Room 3: the Sacred Belt (in Italian ''Sacra Cintola'')
This room is dedicated to works associated with devotion to a precious Marian relic, the Sacred Belt, venerated in Prato from the 12th century:
The Virgin Mary, assumed into heaven, giving her belt to Saint Thomas the apostole who then passes the belt to a priest, a relief in white marble made for a publit, by the Sienese artist Niccolò del Mercia;
garment for the statue of the Madonna of the Belt, with semiprecious stones and embroidery in gold, made in Florence;
sacred liturgical items, in silver, belonging to the patrimony of the Chapel of the Belt;
Dormitio Virginis'', plaster model of the antependium, made for the Altar of the Belt by Emilio Greco, after the theft of the 18th century antependium
Archaeological excavations
From the room of the Sacred Belt the visitor can descend to an area partly underground, reaching the archeological section, made to connect the first section of the museum with the rooms along the cloister. The excavation allowed for the recovery of various archeological items, which attest to the habitation of the area from the Etruscans to the Lombards. Of great historical interest:
fragments of Etruscan ceramics , in particular urns, bowls, and jars;
From the archaeological area the visitor can go up into a 15th-century structure, which contains works from the 15th and 16th centuries. Of particular interest:
Annunciation, stained glass, by friar Paolo di Mariotto da Gambassi,
two panels with The Madonna with child, by Maso da San Friano.
Room 5: the Pulpit
The room takes its name from the celebrated balcony pulpit made by Donatello for an outside corner of the facade of the cathedral for the solemn showing of the relic of the Sacred Belt:
the parapet of the external pulpit of the cathedral, made by Donatello and his school. Because of the degradation suffered during their five centuries outside, the reliefs were removed from the pulpit in 1967 and were substituted with replicas. A laborious restoration and cleaning directed by the Opificio delle pietre dure of Florence recreated a more unified and legible work. The imposing parapet takes the form of a small round temple with double pilasters that divide it into seven carved sections, each displaying a group of dancing figures which seem to move with joyous and vivacious steps, pictorically rendered thanks to the “stiacciato” and the reflection of the tessera in the background.

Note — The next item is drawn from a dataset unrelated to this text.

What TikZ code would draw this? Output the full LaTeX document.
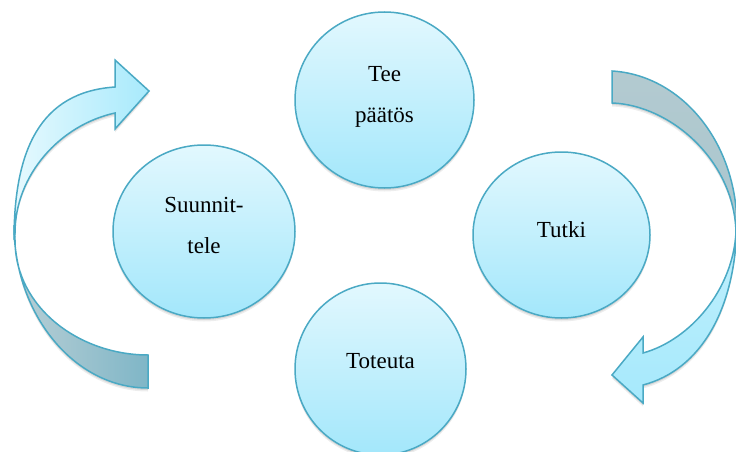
\documentclass[tikz,border=0pt]{standalone}
\usepackage{fontspec}
\setmainfont{Liberation Serif}
\usetikzlibrary{shapes.geometric}
\definecolor{bordc}{HTML}{4AA9C4}
\definecolor{circtop}{HTML}{E2F8FE}
\definecolor{circbot}{HTML}{A3E7FB}
\definecolor{lightL}{HTML}{E6F9FE}
\definecolor{lightR}{HTML}{A8EAFC}
\definecolor{lightT}{HTML}{C2F0FD}
\definecolor{lightB}{HTML}{A6E9FC}
\definecolor{darkL}{HTML}{B9CFD5}
\definecolor{darkR}{HTML}{7FB6C7}
\definecolor{darkT}{HTML}{B3CAD0}
\definecolor{darkB}{HTML}{A9C6CE}
\tikzset{
  softshadow/.style={
    preaction={fill=black,opacity=0.07,transform canvas={yshift=-3.5pt}},
    preaction={fill=black,opacity=0.09,transform canvas={yshift=-2pt}}},
  circ/.style={ellipse, draw=bordc, line width=1.5pt, top color=circtop,
    bottom color=circbot, inner sep=0pt, softshadow},
  txt/.style={align=center, font=\fontsize{23}{41}\selectfont, inner sep=0pt},
  band/.style={draw=bordc, line width=1.5pt, line join=miter, softshadow},
}
\begin{document}
\begin{tikzpicture}[x=1pt,y=-1pt]
\useasboundingbox (0,0) rectangle (736,452);
\fill[white] (0,0) rectangle (736,452);

% left arrow: lower (dark) band
\path[band, left color=darkL, right color=darkR]
  (148,355) .. controls (80,355) and (15,308) .. (15,240)
  -- (14,225) .. controls (14,314) and (74,388) .. (148,388) -- cycle;
% left arrow: upper (light) band with head
\path[band, left color=lightL, right color=lightR]
  (15,233) .. controls (15,175) and (60,125) .. (115,113)
  -- (115,129) -- (149,91) -- (115,60) -- (115,87)
  .. controls (40,92) and (14,150) .. (14,240) -- cycle;

% right arrow: upper (dark) band
\path[band, top color=darkT, bottom color=darkB]
  (612,71) .. controls (680,75) and (736,140) .. (737,225)
  -- (736,232) .. controls (734,160) and (670,105) .. (612,103) -- cycle;
% right arrow: lower (light) band with head
\path[band, top color=lightT, bottom color=lightB]
  (737,218) .. controls (737,310) and (700,370) .. (643,385)
  -- (643,403) -- (612,375) -- (643,337) -- (643,353)
  .. controls (690,340) and (733,290) .. (736,232) -- cycle;

% circles
\node[circ, minimum width=179pt, minimum height=176pt] (tee) at (384.5,100) {};
\node[circ, minimum width=182pt, minimum height=173pt] (suun) at (204,231.5) {};
\node[circ, minimum width=177pt, minimum height=166pt] (tutki) at (561.5,235) {};
\node[circ, minimum width=171pt, minimum height=172pt] (tot) at (380.5,369) {};

% texts
\node[txt] (teeT) at ([yshift=2.6pt]tee.center) {Tee\\päätös};
\node[txt] (suunT) at ([yshift=5.6pt]suun.center) {Suunnit-\\tele};
\node[txt] (tutkiT) at ([yshift=5.8pt]tutki.center) {Tutki};
\node[txt] (totT) at ([yshift=7.6pt]tot.center) {Toteuta};
\end{tikzpicture}
\end{document}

In addition, this room houses:
the container of the Sacred Belt , made by goldsmith Maso di Bartolomeo, a student of Donatello, in gold-plated copper and bone and reelaborating the donatellan motif of the little angels dancing between the columns of the little temple; this box contained the relic up to 1633 at which time the present silver altar was constructed.
a monstrance, made by Lorenzo Loi, from the cathedral;
''Translation of the remains of Saint Stephen, oil on canvas, painted by Alessandro Franchi.
The Romanesque cloister
From the 16th century room the visitor can go up to the Romanesque cloister, in white marble and green serpentine, characterized by original zoomorphic capitals created by the Master of Cabestany.
The Antiquarium and the "vaults"
From the cloister can be reached:
the burial chapel of the Migliorati ;
the Antiquarium, in which are found tomb slabs, decorative fragments of the mosaic pavement of the early church, pieces of capitals, and architectonic fragments of the cloister.
The corridor exits into the "vaults", an underground area proceeding under the transept of the cathedral, used from 1326 to the end of the 18th century for burials from which remain various coats of arms and burial insignia. Contiguous with the "vaults" is the chapel of Saint Stephen, containing painted murals:
on the vaults: evangelists and saints, frescoes, by an anonymous Tuscan painter;
in the lunettes: The Stoning of Saint Stephen and The Madonna with Saint Stephen and Saint Lorenzo, monochrome frescoes, by Pietro and Antonio di Miniato.
Also in the chapel are preserved important relics of the cathedral:
Reliquary of the torso of Saint Anne, in silver, made by Antonio di Salvi;
Reliquary of the holy cross, by Egidio Leggi;
Reliquiario of Saint Stephen, realizzato su disegno di Alessandro Franchi.